## Begin Data supplied
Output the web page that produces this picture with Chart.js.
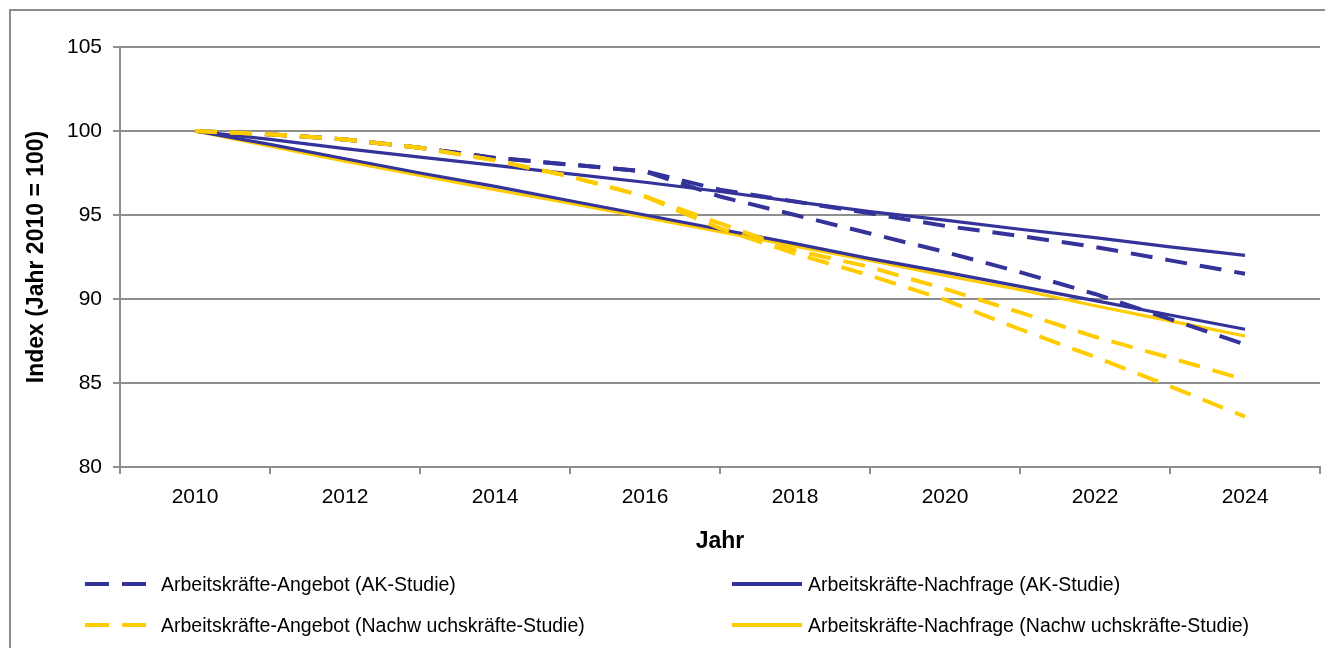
## End Data supplied
## Begin Data supplied
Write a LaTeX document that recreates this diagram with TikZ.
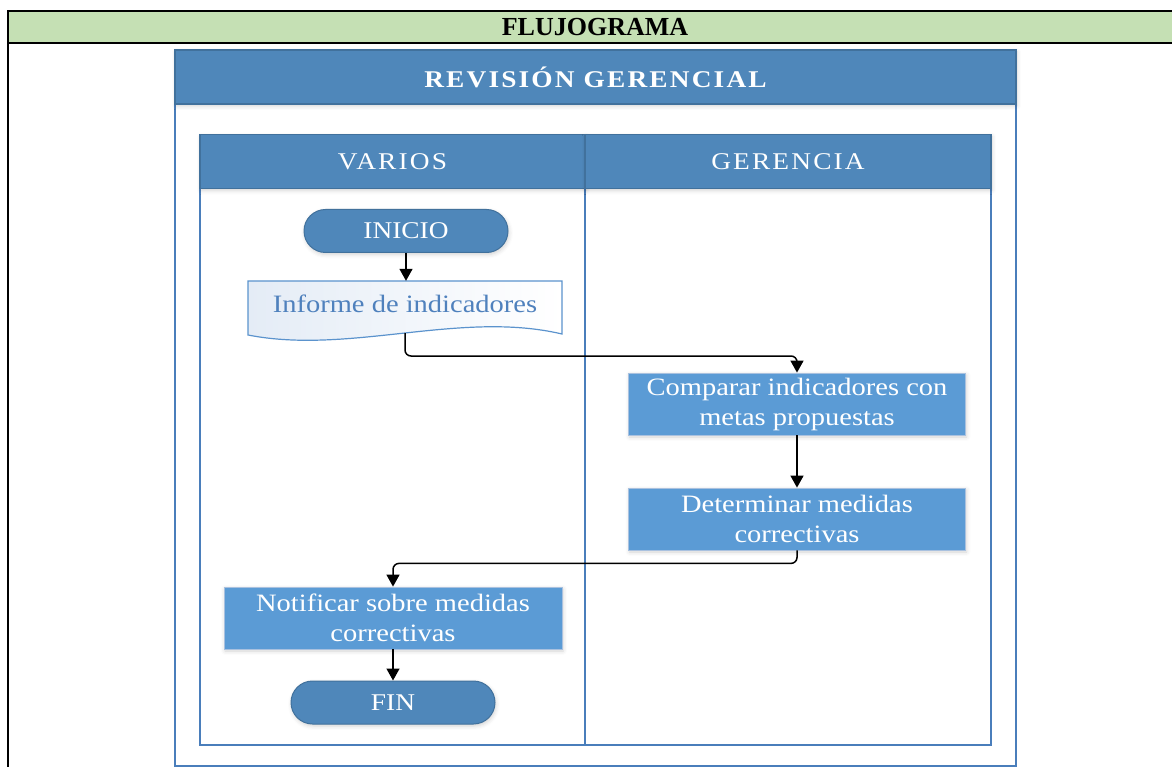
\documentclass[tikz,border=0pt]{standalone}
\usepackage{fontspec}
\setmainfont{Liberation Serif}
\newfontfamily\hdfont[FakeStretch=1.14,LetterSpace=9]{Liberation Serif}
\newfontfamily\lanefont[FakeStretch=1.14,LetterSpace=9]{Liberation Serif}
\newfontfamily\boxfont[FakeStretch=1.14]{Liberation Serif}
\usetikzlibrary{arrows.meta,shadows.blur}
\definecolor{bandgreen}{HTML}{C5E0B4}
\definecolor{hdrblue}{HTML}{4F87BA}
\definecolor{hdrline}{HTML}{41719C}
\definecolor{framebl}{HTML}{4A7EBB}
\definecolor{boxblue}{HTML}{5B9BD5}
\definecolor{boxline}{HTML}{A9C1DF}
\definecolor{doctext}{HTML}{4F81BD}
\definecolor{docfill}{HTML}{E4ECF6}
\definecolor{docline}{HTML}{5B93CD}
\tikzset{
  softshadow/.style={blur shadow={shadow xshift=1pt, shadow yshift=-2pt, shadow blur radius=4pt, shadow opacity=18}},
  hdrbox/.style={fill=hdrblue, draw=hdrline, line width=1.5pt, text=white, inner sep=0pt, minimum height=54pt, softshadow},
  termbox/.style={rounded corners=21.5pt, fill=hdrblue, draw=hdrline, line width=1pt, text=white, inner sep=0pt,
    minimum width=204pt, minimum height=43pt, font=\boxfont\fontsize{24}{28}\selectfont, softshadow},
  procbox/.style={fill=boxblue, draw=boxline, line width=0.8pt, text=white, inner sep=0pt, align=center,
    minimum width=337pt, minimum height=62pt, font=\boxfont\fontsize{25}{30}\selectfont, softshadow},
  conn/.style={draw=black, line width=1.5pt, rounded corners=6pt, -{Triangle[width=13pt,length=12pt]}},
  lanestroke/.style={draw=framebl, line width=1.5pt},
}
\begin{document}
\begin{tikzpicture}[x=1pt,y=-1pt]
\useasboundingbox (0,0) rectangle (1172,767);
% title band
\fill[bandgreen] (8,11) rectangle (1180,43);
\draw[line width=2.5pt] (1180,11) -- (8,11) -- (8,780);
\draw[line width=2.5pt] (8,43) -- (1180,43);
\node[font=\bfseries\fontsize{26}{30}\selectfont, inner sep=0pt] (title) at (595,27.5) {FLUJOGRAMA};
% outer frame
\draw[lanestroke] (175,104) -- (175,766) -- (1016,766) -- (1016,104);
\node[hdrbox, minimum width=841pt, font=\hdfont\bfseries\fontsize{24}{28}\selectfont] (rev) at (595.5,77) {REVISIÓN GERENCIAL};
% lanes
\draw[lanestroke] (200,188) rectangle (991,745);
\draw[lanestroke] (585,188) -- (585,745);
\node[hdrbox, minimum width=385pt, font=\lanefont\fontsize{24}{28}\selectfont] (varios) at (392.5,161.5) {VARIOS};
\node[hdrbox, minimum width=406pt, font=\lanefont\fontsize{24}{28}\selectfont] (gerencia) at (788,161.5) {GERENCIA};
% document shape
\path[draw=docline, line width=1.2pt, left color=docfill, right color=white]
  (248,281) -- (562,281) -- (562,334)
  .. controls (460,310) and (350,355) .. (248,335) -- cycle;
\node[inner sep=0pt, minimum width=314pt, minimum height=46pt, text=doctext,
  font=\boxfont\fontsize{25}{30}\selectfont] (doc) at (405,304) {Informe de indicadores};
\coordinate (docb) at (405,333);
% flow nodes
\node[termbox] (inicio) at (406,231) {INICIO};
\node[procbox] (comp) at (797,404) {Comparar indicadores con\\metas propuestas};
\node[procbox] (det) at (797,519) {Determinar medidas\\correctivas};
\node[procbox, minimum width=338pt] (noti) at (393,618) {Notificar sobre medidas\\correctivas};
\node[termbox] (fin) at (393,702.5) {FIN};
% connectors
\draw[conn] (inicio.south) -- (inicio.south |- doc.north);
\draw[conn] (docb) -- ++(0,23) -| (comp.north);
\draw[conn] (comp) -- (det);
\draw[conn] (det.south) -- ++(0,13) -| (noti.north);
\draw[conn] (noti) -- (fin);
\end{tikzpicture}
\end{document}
## End Data supplied
§ **Work to do**:
Find the lines above that include the string "with" and copy them.

§ **Exercise solution**:
Output the web page that produces this picture with Chart.js.
Write a LaTeX document that recreates this diagram with TikZ.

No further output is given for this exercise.